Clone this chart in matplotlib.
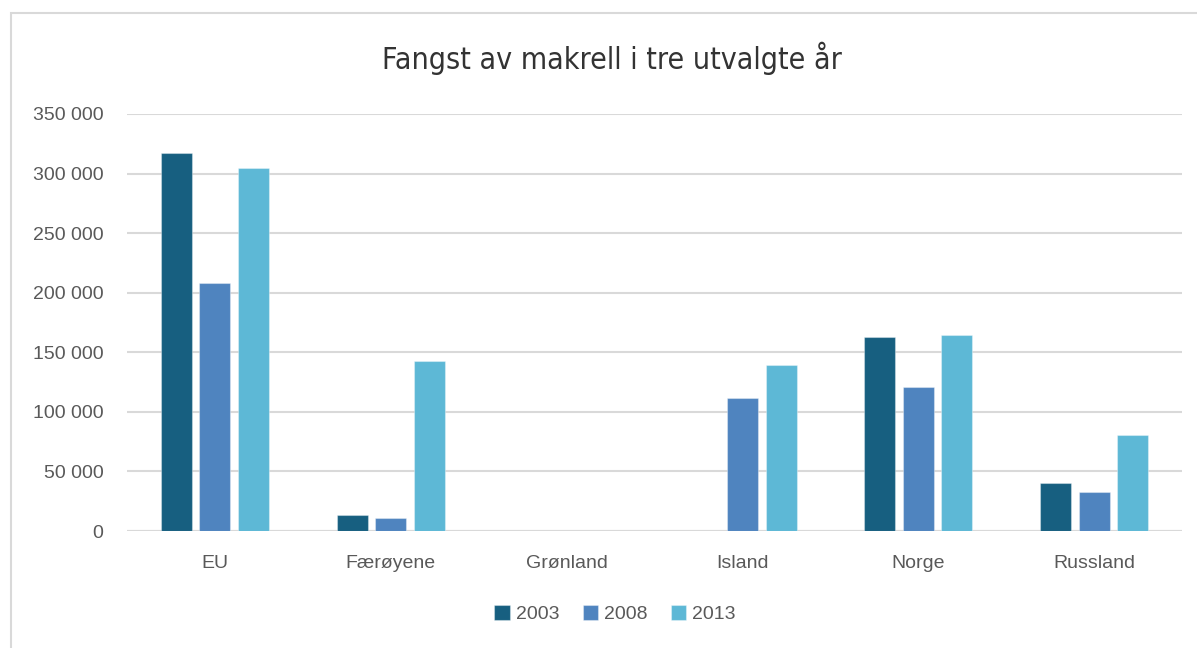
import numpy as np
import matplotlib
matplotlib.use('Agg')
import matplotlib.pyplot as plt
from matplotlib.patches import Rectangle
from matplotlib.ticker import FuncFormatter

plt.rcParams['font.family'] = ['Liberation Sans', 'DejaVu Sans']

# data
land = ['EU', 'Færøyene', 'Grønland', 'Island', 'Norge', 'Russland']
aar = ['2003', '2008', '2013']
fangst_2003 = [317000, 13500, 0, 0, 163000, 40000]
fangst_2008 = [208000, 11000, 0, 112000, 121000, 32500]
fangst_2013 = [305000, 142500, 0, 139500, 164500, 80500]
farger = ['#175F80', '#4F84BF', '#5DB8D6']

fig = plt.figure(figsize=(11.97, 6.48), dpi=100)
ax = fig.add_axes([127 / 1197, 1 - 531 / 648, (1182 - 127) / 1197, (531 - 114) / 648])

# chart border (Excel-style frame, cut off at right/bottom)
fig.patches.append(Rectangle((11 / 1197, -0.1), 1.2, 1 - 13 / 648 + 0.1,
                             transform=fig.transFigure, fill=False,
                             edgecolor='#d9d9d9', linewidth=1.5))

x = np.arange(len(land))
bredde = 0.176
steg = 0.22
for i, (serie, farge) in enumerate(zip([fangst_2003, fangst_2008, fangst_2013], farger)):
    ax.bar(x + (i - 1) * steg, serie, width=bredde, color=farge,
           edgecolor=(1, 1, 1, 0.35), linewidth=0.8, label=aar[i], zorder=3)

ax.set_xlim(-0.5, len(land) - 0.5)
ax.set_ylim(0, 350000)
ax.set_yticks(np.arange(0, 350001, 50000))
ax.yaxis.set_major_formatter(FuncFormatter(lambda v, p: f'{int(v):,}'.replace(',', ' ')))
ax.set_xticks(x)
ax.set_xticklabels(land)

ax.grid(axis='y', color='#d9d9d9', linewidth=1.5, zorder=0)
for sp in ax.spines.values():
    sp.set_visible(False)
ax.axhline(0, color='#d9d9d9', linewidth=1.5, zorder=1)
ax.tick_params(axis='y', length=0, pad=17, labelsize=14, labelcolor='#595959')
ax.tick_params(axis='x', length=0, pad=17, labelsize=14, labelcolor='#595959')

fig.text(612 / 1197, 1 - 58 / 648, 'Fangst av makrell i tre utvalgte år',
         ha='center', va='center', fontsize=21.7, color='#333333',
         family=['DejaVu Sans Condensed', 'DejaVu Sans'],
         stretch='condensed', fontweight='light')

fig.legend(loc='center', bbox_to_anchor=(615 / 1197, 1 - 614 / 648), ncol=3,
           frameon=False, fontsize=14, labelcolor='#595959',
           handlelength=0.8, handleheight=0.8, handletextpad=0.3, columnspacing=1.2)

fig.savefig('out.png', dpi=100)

● GIVEN TASK: Return each line of the data that contains the string "matplotlib".

● TASK OUTPUT:
Clone this chart in matplotlib.
import matplotlib
matplotlib.use('Agg')
import matplotlib.pyplot as plt
from matplotlib.patches import Rectangle
from matplotlib.ticker import FuncFormatter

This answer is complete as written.